Le gouvernement grec se débattait mercredi dans une partie serrée avec ses créanciers privés à la veille de l'expiration du délai qui leur a été donné pour avaliser l'effacement d'une partie de la dette souveraine grecque, sans lequel le pays est menacé d'une faillite désordonnée.
Des plus petits porteurs de titres grecs, entraînés à corps défendant dans ce grand jeu financier, aux plus grandes banques internationales, la tension montait, alimentant déclarations contradictoires et nervosité boursière, la Grèce officielle jouant le chaud et le froid.
Sauf prolongation de dernière minute, exclue par Athènes, le verdict doit tomber jeudi à 20H00 GMT pour les obligations de droit grec, environ 88% du total des près de 206 milliards de titres concernés, un délai supplémentaire courant jusqu'au 11 mars pour celles de droit étranger.
Mardi, l'Agence grecque de gestion de la dette publique (PDMA) a haussé le ton: "le programme économique grec n'envisage pas la mise à disposition de fonds pour rembourser les créditeurs du secteur privé qui refusent de participer" à l'opération, visant à effacer 107 milliards d'euros de dette grecque, a-t-elle mis en garde dans un communiqué.
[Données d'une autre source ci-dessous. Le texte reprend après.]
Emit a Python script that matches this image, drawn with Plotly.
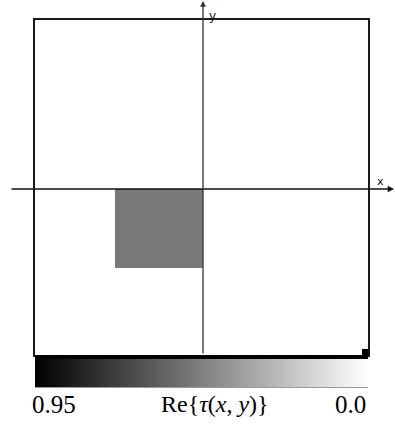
import numpy as np
import plotly.graph_objects as go

# ---- data ----
x_edges = [-1.01, -0.53, 0.0, 0.99]
y_edges = [-0.99, -0.47, 0.0, 1.01]
tau_re = [
    [0.0, 0.0, 0.0],
    [0.0, 0.5, 0.0],
    [0.0, 0.0, 0.0],
]
z_min, z_max = 0.0, 0.95
cb_tick_vals = [0.95, 0.0]
cb_tick_text = ["0.95", "0.0"]
cb_title = "Re{<i>τ</i>(<i>x</i>, <i>y</i>)}"

W, H = 395, 427
def px(x): return x / W
def py(y): return (H - y) / H

gray = [[0, "white"], [1, "black"]]
SERIF = "Liberation Serif"

fig = go.Figure()
fig.add_trace(go.Heatmap(
    x=x_edges, y=y_edges, z=tau_re, zmin=z_min, zmax=z_max,
    colorscale=gray, showscale=False, xaxis="x", yaxis="y", hoverinfo="skip"))

cb_scale = np.linspace(z_max, z_min, 300)
fig.add_trace(go.Heatmap(
    x=cb_scale, y=[0, 1], z=[cb_scale, cb_scale], zmin=z_min, zmax=z_max,
    colorscale=gray, showscale=False, xaxis="x2", yaxis="y2", hoverinfo="skip"))

fig.update_layout(
    width=W, height=H, margin=dict(l=0, r=0, t=0, b=0),
    paper_bgcolor="white", plot_bgcolor="white", showlegend=False,
    xaxis=dict(domain=[px(35), px(368)], range=[x_edges[0], x_edges[-1]],
               showgrid=False, zeroline=False, showticklabels=False, ticks="",
               showline=True, mirror=True, linecolor="#1a1a1a", linewidth=2),
    yaxis=dict(domain=[py(355), py(20)], range=[y_edges[0], y_edges[-1]],
               showgrid=False, zeroline=False, showticklabels=False, ticks="",
               showline=True, mirror=True, linecolor="#1a1a1a", linewidth=2),
    xaxis2=dict(domain=[px(35), px(368)], range=[z_max, z_min], anchor="y2",
                showgrid=False, zeroline=False, showticklabels=False, ticks="",
                showline=True, mirror=True, linecolor="#999", linewidth=1),
    yaxis2=dict(domain=[py(387), py(359)], range=[0, 1], anchor="x2",
                showgrid=False, zeroline=False, showticklabels=False, ticks=""),
)

# thick black bar between plot and colour bar, and small square at its right end
fig.add_shape(type="rect", xref="paper", yref="paper",
              x0=px(35), x1=px(368), y0=py(359), y1=py(355),
              fillcolor="black", line_width=0)
fig.add_shape(type="rect", xref="paper", yref="paper",
              x0=px(362), x1=px(368.5), y0=py(355), y1=py(349),
              fillcolor="black", line_width=0)

# coordinate axes with arrows
fig.add_annotation(xref="paper", yref="paper", x=px(394), y=py(189),
                   axref="pixel", ayref="pixel", ax=-384, ay=0, text="",
                   showarrow=True, arrowhead=2, arrowsize=0.9, arrowwidth=1.4,
                   arrowcolor="#111")
fig.add_annotation(xref="paper", yref="paper", x=px(203), y=py(1),
                   axref="pixel", ayref="pixel", ax=0, ay=354, text="",
                   showarrow=True, arrowhead=2, arrowsize=0.9, arrowwidth=1.3,
                   arrowcolor="#333")
fig.add_annotation(xref="paper", yref="paper", x=px(386), y=py(181), text="x",
                   showarrow=False, font=dict(family="DejaVu Sans", size=11, color="#111"))
fig.add_annotation(xref="paper", yref="paper", x=px(212), y=py(7), text="y",
                   showarrow=False, font=dict(family="DejaVu Sans", size=12, color="#111"))

for v, t, anchor, shift in zip(cb_tick_vals, cb_tick_text, ["left", "right"], [-5, 0]):
    fig.add_annotation(xref="x2", yref="paper", x=v, y=py(404), text=t,
                       xanchor=anchor, yanchor="middle", xshift=shift,
                       showarrow=False, font=dict(family=SERIF, size=25, color="black"))
fig.add_annotation(xref="paper", yref="paper", x=px(215), y=py(404), text=cb_title,
                   xanchor="center", yanchor="middle", showarrow=False,
                   font=dict(family=SERIF, size=24, color="black"))

# remove the browser's default 8px body margin so the figure fills the window
fig.write_html("out.html", config={"displayModeBar": False, "staticPlot": True},
               post_script="document.body.style.margin='0';document.body.style.overflow='hidden';")
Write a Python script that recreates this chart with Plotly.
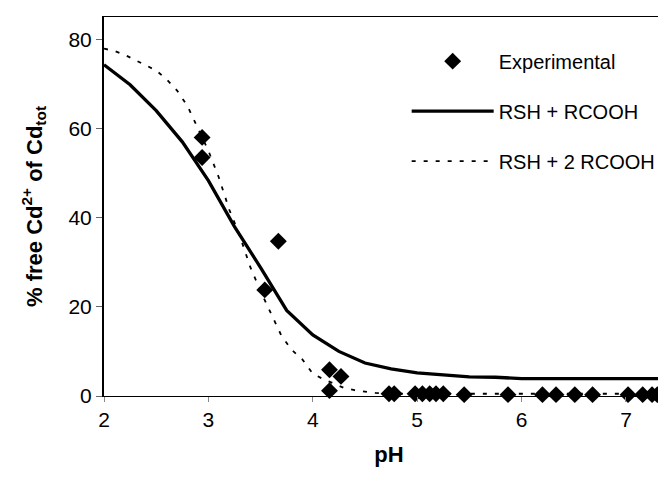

Pour le quotidien Kathimérini, Athènes a ainsi averti les créanciers rétifs qu'ils s'exposaient au final à des pertes quasi-intégrales de leurs mises, au lieu de limiter les dégâts autour de 73%, comme prévu par les termes de l'opération.
Mercredi, alors que les médias égrenaient des listes d'institutions financières étrangères ayant annoncé leur ralliement, un porte-parole du gouvernement, Georges Stavropoulos, a fait part de son optimisme: "je crois que tout ira bien, les informations que nous avons sont positives", a-t-il affirmé à la radio Skaï.
L'opération "devrait se dérouler sans accroc" car "elle reste intéressante financièrement pour le secteur privé", a aussi affirmé le commissaire européen aux Affaires économiques et financières Olli Rehn dans un entretien publié mercredi par le quotidien français Le Figaro.
L'enjeu pour la Grèce et la zone euro est d'assurer une participation d'au moins 75% des banques et fonds prêteurs à la restructuration, faute de quoi l'opération serait annulée, exposant le pays à la banqueroute dès le 20 mars, à l'expiration d'obligations d'un montant de 14,5 milliards d'euros.
Selon un rapport de l'Organisation bancaire internationale, qui a mené les négociations sur l'opération, dite PSI, au nom des créanciers privés, le choc ébranlerait toute l'économie européenne et mondiale. Opportunément dévoilée lundi, l'étude chiffre à 1.000 milliards le coût d'une banqueroute grecque.
Sur le front intérieur, les pressions du gouvernement se sont avérées partiellement payantes: à l'issue d'une réunion avec les directions des six principales banques du pays, le ministre des Finances, Evangélos Vénizélos, s'est prévalu mardi soir de les avoir convaincues d'apporter tous leurs titres.
Selon les médias, certains de ces établissements voulaient notamment exclure des prêts obligataires accordés aux entreprises publiques, pour un montant allant jusqu'à 7 milliards d'euros.
Restent cinq caisses de retraites d'assurances grecques contrôlant 2 milliards d'euros, dont celle des forces de l'ordre et celle des journalistes, qui ont décidé de bouder l'opération, leurs directions corporato-syndicalistes n'accordant aucun crédit aux promesses du gouvernement de compenser les pertes prévues, et redoutant des coupes dans les prestations.
Une quarantaine de policiers manifestant en uniforme occupaient mercredi matin les locaux de leur caisse à Athènes en soutien à cette décision. "Non au pillage des fonds", proclamait une banderole déroulée sur la façade du bâtiment.
Sept autres caisses ont toutefois dit oui, apportant 2,7 milliards, tandis que deux autres doivent encore se prononcer sur 1,7 milliard.
Le gouvernement a minimisé l'impact de la bronca, qui concerne 1% du total des titres en jeu au niveau mondial, d'autant qu'il a déjà prévenu que pour les titres relevant de son droit national, il aurait recours à des clauses d'action collective (CAC) contraignant les créanciers rétifs à suivre le mouvement.
Le ministre des Finances, Evangélos Vénizélos, s'est toutefois ému de l'effet produit: "Le marché international trouve l'offre lucrative, quel message envoyons-nous donc?", a-t-il lancé dans un entretien à la radio Realfm.